Beijing Xinwei Telecom Technology Co., controlled by the Chinese billionaire who has proposed building a $40 billion canal through Nicaragua, is planning a reverse takeover to obtain a listing in Shanghai.

Beijing Zhongchuang Telecom Test Co., listed in Shanghai, said yesterday it will buy a 96.5 percent stake in Beijing Xinwei. It will then conduct a private placement of shares that will make Beijing Xinwei Chairman Wang Jing its largest shareholder, according a statement to Shanghai’s stock exchange.

The transaction would create the first publicly traded company among Wang’s assets that span agriculture, investment and media. In June, Nicaragua granted Wang’s Hong Kong-based HKND Group a 50-year concession for rights to build an inter-oceanic canal that the Central American country estimated will cost $40 billion, or more than four times its 2011 gross domestic product.

Beijing Zhongchuang surged by the 10 percent daily limit in Shanghai, the biggest one-day gain in four months, after the stock resumed trading following a one-week suspension. China’s benchmark Shanghai Composite Index was little changed at the mid-day trading break.

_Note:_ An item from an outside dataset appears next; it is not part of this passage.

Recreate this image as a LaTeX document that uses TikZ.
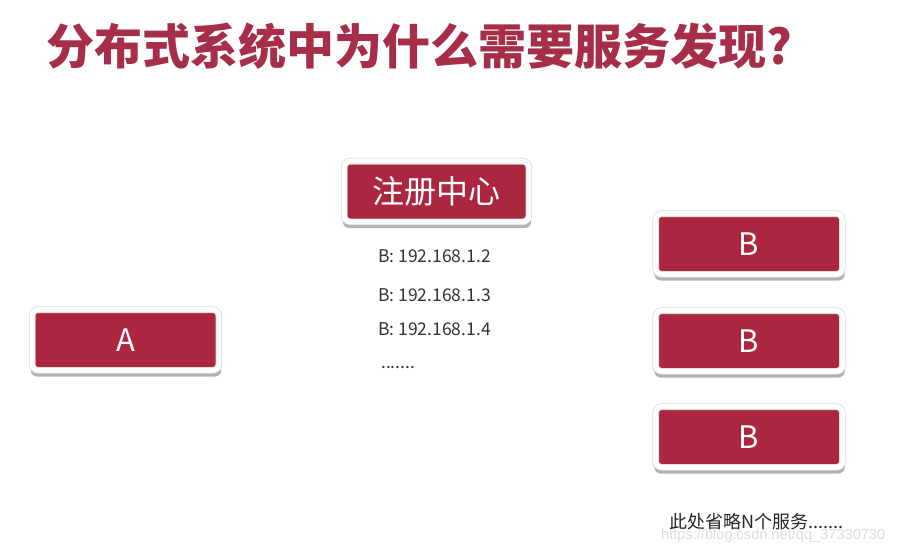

The proposed transaction requires approval by the China Securities Regulatory Commission and shareholders of Beijing Zhongchuang, according to yesterday’s statement. Wang owns 36.97 percent of Beijing Xinwei’s shares, it said.

Beijing Xinwei, founded in 1995, makes wireless phone gear. Wang said the company’s goal is to become one of the world’s top three telecommunications companies in five to 10 years, according to the company’s website. Xinwei signed a contract last year worth as much as $300 million to set up a phone network in Nicaragua.

The company’s 2012 net income fell to 490.6 million yuan ($80.2 million) from 565.9 million yuan a year earlier, according to Beijing Zhongchuang’s statement. Profit for the first half of 2013 was 1.68 billion yuan, it said, without giving a comparative figure.